▸ **Dataset content**

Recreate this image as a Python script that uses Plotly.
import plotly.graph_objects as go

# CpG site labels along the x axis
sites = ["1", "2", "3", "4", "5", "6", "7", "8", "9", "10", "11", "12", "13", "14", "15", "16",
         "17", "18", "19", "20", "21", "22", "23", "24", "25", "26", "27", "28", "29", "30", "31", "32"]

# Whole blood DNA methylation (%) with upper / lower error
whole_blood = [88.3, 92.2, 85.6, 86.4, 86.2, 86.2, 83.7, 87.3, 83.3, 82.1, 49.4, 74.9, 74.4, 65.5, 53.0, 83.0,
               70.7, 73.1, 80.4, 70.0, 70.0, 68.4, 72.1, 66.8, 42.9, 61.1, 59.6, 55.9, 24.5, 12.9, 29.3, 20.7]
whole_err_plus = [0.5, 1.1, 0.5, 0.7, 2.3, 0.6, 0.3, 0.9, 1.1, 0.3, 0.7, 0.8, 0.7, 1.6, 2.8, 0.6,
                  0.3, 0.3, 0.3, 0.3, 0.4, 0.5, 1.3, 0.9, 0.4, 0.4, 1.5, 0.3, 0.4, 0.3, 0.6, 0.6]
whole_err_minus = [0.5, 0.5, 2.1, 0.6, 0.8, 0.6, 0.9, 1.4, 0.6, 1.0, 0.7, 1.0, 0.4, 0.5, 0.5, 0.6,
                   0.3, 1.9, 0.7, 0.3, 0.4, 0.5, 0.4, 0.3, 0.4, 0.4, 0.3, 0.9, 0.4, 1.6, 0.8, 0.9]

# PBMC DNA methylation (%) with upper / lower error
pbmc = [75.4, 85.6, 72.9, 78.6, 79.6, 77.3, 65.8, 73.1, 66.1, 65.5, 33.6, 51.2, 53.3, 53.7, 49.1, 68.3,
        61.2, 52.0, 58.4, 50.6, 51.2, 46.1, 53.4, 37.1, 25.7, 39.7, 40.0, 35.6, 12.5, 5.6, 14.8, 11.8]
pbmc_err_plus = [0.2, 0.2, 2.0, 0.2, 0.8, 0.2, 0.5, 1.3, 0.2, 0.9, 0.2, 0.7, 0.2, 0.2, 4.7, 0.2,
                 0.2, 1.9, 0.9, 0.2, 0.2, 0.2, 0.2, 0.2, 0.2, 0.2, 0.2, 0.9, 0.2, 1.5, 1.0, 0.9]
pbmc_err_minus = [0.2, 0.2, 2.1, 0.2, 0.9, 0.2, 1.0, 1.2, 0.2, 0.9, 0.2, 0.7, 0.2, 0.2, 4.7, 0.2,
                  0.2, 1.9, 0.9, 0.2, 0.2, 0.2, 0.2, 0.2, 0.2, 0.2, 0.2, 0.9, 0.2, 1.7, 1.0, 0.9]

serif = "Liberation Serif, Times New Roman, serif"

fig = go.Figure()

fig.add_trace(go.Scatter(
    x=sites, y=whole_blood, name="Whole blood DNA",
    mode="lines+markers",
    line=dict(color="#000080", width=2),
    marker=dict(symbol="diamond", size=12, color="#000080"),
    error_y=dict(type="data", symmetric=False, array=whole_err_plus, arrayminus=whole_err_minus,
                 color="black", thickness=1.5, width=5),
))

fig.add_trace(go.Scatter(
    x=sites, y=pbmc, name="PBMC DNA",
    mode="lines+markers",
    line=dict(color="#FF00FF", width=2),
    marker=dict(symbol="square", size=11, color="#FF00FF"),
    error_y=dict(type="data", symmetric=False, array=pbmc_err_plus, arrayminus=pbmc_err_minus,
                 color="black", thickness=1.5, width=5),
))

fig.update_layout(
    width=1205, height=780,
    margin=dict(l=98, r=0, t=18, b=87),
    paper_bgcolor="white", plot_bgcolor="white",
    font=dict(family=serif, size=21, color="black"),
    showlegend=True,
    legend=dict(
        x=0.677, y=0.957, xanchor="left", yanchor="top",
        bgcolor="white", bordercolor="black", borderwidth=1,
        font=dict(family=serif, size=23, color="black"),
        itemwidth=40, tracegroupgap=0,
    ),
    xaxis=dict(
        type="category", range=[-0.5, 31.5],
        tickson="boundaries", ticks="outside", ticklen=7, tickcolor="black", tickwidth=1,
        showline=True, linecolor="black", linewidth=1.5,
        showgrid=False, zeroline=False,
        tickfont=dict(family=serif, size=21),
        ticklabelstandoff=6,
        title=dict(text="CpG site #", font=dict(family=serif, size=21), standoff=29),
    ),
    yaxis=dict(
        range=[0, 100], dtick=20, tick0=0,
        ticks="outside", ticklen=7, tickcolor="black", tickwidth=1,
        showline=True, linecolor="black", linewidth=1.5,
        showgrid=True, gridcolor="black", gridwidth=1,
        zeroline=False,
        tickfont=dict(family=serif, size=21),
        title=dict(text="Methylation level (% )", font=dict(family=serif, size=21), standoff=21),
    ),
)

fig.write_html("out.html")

▸ **Set task**
Quote only the stretch of lines that starts the data above and ends with the line containing "1.6, 0.8, 0.9]", both included.

▸ **Exercise result**
Recreate this image as a Python script that uses Plotly.
import plotly.graph_objects as go

# CpG site labels along the x axis
sites = ["1", "2", "3", "4", "5", "6", "7", "8", "9", "10", "11", "12", "13", "14", "15", "16",
         "17", "18", "19", "20", "21", "22", "23", "24", "25", "26", "27", "28", "29", "30", "31", "32"]

# Whole blood DNA methylation (%) with upper / lower error
whole_blood = [88.3, 92.2, 85.6, 86.4, 86.2, 86.2, 83.7, 87.3, 83.3, 82.1, 49.4, 74.9, 74.4, 65.5, 53.0, 83.0,
               70.7, 73.1, 80.4, 70.0, 70.0, 68.4, 72.1, 66.8, 42.9, 61.1, 59.6, 55.9, 24.5, 12.9, 29.3, 20.7]
whole_err_plus = [0.5, 1.1, 0.5, 0.7, 2.3, 0.6, 0.3, 0.9, 1.1, 0.3, 0.7, 0.8, 0.7, 1.6, 2.8, 0.6,
                  0.3, 0.3, 0.3, 0.3, 0.4, 0.5, 1.3, 0.9, 0.4, 0.4, 1.5, 0.3, 0.4, 0.3, 0.6, 0.6]
whole_err_minus = [0.5, 0.5, 2.1, 0.6, 0.8, 0.6, 0.9, 1.4, 0.6, 1.0, 0.7, 1.0, 0.4, 0.5, 0.5, 0.6,
                   0.3, 1.9, 0.7, 0.3, 0.4, 0.5, 0.4, 0.3, 0.4, 0.4, 0.3, 0.9, 0.4, 1.6, 0.8, 0.9]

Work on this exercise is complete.